>> Start Input

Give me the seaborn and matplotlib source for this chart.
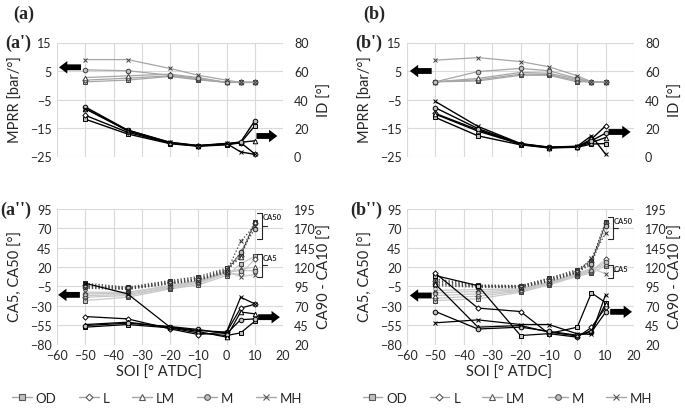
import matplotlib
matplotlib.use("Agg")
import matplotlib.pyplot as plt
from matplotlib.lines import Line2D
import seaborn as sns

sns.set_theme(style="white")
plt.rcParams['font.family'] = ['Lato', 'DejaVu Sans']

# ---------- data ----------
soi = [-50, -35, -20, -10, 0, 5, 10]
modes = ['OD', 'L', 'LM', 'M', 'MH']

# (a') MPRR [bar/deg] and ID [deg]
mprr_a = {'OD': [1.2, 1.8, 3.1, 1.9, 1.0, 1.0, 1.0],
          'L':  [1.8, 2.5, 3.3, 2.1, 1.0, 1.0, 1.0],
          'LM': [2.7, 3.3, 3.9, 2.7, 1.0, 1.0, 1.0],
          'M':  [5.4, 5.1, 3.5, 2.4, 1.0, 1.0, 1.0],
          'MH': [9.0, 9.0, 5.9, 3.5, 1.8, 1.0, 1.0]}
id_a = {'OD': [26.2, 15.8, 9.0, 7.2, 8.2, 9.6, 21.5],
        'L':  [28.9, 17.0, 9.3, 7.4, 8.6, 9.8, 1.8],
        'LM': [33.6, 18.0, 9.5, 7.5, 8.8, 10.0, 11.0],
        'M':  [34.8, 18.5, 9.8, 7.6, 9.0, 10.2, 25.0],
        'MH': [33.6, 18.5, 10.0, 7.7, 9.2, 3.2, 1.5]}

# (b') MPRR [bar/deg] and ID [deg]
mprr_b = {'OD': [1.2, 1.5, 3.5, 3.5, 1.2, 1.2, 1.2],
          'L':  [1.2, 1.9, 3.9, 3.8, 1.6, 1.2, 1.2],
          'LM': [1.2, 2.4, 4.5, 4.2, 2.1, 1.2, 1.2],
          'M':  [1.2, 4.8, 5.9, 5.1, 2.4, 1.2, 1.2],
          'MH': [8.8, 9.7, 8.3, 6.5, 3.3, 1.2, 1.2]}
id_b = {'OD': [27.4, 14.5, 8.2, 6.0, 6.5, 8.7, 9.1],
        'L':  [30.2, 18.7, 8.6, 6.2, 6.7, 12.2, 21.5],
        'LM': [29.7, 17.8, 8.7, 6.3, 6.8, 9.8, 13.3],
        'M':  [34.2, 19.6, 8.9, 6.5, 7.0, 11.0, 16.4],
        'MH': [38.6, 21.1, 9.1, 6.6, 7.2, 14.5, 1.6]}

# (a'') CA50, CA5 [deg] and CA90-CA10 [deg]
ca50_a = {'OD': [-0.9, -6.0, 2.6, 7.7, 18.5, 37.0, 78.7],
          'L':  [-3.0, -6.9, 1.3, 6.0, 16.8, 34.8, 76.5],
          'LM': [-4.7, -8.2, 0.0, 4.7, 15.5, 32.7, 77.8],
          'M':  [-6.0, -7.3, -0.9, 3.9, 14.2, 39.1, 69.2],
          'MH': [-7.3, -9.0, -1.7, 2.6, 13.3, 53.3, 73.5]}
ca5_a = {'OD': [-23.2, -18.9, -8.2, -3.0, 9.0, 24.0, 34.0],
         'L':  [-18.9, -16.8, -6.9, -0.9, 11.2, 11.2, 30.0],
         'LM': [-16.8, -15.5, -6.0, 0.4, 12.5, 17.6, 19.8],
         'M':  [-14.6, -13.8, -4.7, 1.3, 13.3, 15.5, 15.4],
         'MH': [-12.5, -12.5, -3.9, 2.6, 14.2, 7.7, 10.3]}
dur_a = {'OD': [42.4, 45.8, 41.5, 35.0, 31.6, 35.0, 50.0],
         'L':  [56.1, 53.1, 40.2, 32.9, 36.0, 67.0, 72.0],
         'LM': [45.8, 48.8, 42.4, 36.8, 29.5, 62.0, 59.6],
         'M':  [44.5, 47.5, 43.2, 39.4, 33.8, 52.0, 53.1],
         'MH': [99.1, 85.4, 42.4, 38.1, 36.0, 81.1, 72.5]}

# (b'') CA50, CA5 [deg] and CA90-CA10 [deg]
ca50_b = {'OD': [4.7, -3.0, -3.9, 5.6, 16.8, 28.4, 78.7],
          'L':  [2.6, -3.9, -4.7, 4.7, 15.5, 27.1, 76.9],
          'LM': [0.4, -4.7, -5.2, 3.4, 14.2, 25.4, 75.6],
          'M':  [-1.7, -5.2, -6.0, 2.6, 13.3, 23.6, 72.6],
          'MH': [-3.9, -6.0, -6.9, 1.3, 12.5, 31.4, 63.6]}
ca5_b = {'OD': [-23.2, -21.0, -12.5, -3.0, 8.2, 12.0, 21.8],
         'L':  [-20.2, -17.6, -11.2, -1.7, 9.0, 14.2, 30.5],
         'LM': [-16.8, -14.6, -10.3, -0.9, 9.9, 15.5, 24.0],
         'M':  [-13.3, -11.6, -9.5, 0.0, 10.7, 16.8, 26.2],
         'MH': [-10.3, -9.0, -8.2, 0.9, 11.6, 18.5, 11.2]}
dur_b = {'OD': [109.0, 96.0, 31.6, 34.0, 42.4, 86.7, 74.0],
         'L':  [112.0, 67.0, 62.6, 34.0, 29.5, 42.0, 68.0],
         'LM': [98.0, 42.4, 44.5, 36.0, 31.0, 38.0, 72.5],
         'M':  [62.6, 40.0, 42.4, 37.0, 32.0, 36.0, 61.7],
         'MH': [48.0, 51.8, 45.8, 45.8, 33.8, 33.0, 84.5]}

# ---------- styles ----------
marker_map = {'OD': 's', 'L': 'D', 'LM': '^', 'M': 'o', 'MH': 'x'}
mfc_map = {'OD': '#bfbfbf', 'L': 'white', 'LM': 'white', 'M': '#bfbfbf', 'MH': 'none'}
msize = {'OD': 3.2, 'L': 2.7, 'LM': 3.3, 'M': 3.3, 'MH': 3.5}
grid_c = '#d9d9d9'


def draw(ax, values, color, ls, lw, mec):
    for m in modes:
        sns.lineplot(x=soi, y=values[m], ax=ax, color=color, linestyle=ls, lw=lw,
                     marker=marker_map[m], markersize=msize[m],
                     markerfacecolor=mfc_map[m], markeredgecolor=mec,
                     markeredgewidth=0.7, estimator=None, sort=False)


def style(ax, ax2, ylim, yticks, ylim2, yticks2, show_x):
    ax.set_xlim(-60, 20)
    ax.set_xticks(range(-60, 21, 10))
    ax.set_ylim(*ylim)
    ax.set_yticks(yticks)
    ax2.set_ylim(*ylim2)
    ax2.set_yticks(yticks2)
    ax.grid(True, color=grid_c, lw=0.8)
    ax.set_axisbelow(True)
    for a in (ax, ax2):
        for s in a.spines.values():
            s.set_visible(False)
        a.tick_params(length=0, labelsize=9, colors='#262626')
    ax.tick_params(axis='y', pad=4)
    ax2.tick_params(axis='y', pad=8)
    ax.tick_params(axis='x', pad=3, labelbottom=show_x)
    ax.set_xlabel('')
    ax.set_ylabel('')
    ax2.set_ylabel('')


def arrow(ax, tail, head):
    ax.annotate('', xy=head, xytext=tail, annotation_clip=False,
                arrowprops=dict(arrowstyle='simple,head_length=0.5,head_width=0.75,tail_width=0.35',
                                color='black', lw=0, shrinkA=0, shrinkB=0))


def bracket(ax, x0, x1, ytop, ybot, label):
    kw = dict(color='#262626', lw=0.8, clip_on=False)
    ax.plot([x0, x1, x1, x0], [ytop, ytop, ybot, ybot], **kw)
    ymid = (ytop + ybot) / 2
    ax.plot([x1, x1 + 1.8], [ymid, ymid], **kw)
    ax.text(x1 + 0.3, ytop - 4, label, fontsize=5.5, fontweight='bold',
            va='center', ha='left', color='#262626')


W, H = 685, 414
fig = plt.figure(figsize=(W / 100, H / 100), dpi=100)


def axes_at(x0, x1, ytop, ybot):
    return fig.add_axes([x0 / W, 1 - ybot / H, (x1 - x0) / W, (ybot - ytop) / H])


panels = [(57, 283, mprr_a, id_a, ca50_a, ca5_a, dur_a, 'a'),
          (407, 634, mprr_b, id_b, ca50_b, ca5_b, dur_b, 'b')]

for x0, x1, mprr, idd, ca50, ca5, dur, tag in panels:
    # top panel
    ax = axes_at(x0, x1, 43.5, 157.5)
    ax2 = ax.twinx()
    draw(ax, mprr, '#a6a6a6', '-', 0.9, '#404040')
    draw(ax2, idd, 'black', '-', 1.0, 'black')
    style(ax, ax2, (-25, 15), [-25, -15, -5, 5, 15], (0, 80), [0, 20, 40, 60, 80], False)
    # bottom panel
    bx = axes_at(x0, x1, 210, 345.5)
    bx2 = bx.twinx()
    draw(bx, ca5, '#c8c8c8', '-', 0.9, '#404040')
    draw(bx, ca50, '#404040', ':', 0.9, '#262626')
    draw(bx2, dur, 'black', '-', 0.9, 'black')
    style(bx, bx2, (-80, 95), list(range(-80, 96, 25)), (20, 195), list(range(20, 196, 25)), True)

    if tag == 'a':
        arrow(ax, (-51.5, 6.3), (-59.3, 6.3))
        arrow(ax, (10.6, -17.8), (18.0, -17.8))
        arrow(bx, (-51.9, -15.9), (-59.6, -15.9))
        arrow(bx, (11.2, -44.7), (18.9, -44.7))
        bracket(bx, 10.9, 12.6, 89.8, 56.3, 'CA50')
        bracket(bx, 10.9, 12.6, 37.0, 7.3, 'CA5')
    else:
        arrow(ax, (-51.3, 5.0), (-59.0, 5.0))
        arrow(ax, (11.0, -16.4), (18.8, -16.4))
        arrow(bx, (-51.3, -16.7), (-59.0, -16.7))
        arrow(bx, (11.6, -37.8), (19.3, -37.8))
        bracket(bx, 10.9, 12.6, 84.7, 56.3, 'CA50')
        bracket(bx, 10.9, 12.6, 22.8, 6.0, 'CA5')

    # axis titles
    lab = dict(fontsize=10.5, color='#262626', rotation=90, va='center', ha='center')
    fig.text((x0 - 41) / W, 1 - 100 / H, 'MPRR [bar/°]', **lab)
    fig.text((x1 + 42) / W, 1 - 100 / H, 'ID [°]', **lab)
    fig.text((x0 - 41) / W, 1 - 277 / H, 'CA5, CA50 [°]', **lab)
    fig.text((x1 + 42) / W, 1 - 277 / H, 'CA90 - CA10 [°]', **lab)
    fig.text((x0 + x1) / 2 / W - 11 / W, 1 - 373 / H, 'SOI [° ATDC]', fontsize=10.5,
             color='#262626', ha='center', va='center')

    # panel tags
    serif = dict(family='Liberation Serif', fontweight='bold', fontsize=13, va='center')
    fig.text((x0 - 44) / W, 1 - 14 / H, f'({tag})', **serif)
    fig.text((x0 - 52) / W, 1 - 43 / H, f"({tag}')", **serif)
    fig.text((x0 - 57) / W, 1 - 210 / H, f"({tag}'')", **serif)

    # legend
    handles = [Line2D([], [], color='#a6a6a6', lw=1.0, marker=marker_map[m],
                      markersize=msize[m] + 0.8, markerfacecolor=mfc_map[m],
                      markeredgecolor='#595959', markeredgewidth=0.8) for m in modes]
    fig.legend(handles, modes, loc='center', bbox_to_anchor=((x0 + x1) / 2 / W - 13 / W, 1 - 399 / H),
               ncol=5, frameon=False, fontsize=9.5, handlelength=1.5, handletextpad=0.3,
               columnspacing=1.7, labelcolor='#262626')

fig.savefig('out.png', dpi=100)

>> End Input
>> Start Input

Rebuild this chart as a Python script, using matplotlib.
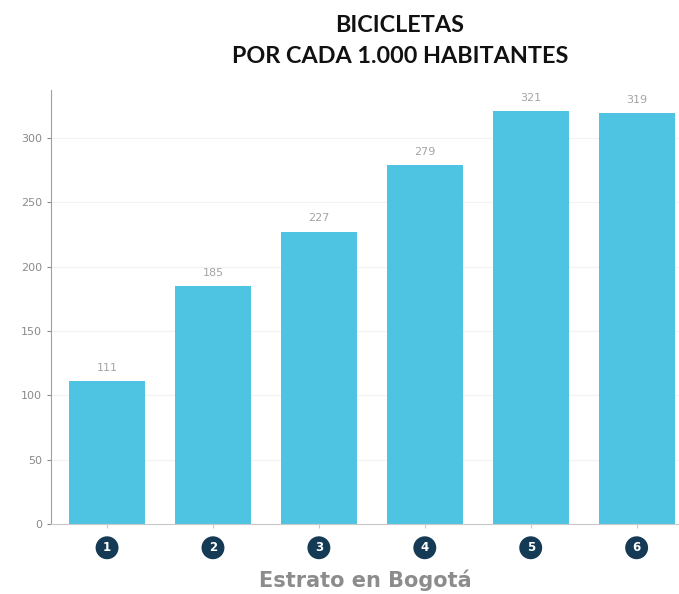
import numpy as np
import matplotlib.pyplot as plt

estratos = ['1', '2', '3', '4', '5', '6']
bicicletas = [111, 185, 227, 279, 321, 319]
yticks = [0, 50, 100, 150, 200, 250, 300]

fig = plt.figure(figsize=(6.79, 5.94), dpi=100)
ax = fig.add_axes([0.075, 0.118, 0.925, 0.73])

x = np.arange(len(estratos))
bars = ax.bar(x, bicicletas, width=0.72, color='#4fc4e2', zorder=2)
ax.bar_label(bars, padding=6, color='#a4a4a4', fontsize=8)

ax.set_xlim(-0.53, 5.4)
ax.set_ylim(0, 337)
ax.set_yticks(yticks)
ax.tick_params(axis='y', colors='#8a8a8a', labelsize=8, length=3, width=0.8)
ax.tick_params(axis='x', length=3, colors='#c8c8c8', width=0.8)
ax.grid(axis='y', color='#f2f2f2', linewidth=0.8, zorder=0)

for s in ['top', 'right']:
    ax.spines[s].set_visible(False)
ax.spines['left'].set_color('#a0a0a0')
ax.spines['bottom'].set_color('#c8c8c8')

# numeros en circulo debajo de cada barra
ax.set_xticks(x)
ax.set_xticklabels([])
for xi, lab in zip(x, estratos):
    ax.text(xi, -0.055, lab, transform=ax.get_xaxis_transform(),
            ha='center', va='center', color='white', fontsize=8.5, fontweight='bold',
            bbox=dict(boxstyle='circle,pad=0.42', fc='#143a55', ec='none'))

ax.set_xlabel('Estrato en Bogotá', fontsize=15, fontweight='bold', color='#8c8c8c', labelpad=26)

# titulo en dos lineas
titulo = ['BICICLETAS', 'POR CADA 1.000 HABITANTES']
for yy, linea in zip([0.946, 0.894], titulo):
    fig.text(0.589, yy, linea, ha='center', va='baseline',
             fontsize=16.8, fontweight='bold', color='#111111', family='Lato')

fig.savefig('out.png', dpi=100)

>> End Input
>> Start Input

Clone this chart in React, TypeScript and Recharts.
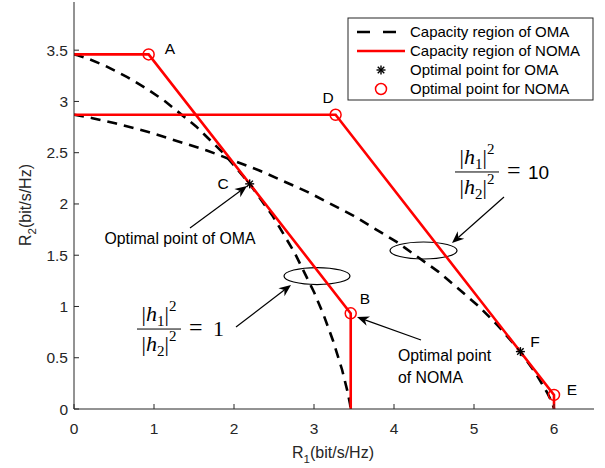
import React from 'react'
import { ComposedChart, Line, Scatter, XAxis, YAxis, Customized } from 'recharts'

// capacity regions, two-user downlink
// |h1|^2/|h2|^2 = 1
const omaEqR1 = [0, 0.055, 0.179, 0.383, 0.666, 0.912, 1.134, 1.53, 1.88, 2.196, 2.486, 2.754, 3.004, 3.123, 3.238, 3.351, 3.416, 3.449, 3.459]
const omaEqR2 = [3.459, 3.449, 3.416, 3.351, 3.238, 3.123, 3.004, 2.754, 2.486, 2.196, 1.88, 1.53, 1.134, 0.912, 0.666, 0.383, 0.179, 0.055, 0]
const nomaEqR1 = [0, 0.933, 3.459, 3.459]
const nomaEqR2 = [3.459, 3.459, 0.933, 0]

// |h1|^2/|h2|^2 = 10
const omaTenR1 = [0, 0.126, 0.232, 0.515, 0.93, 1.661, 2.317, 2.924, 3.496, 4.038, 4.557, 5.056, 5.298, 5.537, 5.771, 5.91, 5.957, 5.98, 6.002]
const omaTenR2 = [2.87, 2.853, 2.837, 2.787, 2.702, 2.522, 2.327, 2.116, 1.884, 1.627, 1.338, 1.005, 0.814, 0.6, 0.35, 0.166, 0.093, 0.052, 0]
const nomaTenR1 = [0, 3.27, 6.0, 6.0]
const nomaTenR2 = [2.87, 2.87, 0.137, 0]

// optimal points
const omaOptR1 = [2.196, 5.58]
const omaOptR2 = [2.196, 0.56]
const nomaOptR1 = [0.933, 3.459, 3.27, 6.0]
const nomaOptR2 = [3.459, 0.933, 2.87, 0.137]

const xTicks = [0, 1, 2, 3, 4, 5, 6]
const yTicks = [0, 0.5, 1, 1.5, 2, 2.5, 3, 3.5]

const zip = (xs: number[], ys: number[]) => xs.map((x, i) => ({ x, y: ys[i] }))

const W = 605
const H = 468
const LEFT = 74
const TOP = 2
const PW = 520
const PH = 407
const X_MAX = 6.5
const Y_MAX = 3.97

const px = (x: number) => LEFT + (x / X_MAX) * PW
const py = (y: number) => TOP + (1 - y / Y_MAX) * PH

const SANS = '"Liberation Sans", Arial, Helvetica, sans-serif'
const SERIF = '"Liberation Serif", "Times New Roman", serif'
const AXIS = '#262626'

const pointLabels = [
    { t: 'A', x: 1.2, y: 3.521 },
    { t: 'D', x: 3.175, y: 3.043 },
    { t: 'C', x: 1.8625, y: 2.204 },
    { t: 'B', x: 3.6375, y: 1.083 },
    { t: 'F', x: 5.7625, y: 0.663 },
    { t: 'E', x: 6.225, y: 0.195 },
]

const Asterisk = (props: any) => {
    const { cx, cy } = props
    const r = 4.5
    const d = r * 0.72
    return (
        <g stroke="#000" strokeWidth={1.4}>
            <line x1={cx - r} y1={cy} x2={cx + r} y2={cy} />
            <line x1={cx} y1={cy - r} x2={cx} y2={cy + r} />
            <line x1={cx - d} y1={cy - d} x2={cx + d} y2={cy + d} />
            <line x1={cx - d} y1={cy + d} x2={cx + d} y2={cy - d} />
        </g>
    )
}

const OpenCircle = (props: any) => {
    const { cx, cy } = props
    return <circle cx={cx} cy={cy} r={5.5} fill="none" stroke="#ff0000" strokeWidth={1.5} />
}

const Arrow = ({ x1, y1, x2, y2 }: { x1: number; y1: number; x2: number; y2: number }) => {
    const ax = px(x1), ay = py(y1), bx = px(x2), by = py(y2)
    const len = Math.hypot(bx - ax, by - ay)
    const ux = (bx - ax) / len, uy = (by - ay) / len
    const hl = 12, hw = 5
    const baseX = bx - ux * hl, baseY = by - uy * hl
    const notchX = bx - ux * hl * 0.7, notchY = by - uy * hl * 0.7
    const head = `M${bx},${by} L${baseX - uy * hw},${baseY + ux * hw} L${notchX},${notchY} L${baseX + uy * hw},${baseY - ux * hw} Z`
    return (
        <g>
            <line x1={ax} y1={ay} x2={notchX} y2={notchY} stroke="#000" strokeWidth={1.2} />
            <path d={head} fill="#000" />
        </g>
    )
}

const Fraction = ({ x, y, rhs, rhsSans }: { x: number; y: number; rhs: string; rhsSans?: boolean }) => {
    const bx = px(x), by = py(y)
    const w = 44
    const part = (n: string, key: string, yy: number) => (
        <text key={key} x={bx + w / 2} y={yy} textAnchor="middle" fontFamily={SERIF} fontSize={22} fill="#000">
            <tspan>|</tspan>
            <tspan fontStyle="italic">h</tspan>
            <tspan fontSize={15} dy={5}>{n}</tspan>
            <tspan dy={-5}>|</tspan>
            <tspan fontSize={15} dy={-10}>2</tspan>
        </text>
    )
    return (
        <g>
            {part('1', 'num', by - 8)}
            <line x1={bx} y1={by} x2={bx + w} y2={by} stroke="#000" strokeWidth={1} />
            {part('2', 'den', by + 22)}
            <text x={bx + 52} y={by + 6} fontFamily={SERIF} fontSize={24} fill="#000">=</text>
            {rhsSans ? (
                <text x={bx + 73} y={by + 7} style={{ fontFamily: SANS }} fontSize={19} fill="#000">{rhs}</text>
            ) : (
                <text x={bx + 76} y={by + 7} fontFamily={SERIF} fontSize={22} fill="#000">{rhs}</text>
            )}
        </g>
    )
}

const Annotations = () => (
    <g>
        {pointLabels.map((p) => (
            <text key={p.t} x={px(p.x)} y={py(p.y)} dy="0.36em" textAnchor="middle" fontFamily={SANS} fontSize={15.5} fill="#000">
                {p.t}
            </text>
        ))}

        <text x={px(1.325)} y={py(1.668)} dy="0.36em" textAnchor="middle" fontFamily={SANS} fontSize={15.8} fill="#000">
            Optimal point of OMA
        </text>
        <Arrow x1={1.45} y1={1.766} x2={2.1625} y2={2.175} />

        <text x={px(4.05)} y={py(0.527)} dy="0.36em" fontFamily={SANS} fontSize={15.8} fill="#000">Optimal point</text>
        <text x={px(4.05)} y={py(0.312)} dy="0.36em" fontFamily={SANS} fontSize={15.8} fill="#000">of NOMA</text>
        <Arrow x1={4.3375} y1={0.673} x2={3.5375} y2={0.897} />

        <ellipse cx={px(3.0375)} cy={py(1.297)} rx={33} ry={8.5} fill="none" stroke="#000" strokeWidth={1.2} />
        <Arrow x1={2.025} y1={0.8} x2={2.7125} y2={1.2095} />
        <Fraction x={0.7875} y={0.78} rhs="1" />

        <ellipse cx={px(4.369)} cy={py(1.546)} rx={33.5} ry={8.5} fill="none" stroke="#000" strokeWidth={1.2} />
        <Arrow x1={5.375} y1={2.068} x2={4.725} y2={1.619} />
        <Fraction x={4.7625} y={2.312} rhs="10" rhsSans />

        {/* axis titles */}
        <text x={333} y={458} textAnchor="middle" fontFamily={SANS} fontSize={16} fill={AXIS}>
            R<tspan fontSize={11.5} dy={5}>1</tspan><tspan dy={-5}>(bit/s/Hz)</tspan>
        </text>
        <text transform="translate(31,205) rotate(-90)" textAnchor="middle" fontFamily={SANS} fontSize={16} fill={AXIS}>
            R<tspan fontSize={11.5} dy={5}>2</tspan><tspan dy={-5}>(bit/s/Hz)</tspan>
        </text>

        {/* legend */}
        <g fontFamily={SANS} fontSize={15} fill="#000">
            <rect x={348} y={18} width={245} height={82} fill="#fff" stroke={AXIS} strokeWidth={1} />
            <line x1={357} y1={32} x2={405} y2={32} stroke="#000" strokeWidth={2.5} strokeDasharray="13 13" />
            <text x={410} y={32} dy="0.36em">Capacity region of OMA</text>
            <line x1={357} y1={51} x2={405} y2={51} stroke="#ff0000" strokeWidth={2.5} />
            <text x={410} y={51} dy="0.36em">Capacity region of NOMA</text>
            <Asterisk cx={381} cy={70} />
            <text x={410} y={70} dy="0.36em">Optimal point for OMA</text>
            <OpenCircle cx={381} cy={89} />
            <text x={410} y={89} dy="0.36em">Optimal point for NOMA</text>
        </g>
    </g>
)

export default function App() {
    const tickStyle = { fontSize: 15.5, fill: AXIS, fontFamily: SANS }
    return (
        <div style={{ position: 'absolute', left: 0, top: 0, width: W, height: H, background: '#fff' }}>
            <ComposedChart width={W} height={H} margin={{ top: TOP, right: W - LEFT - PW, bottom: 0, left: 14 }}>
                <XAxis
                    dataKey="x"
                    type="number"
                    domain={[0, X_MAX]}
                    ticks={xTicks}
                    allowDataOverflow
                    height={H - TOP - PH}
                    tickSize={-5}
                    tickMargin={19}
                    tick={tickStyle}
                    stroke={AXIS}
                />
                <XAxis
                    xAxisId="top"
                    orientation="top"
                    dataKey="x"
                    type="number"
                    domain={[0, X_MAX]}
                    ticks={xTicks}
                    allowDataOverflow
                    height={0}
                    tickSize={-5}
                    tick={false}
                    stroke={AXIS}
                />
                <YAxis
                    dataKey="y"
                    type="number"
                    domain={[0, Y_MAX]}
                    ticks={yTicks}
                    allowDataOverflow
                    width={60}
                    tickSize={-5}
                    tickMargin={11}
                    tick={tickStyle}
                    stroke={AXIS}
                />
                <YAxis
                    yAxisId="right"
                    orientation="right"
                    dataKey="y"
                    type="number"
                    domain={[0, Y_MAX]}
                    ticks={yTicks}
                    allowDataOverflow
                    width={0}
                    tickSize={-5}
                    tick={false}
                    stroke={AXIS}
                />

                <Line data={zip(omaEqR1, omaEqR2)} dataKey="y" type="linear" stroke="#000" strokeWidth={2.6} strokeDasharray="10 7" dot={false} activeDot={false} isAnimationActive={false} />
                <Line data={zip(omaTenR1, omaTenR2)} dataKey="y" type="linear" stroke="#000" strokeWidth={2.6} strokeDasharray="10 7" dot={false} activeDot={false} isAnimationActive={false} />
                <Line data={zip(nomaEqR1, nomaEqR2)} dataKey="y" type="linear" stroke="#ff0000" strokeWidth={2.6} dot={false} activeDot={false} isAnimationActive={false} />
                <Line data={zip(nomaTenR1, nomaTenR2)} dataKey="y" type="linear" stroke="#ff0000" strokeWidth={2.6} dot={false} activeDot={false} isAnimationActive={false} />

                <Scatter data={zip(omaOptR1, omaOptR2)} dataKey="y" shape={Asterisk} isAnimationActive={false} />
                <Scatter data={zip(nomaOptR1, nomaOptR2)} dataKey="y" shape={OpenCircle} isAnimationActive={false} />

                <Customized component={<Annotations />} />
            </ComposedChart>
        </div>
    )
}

>> End Input

▶ The task
Take the material above and output only the lines from the one that contains "Give me the" through the one that contains "plt.rcParams['font.family'] = ['Lato', 'DejaVu", ends included and images left out.

▶ Task output
Give me the seaborn and matplotlib source for this chart.
import matplotlib
matplotlib.use("Agg")
import matplotlib.pyplot as plt
from matplotlib.lines import Line2D
import seaborn as sns

sns.set_theme(style="white")
plt.rcParams['font.family'] = ['Lato', 'DejaVu Sans']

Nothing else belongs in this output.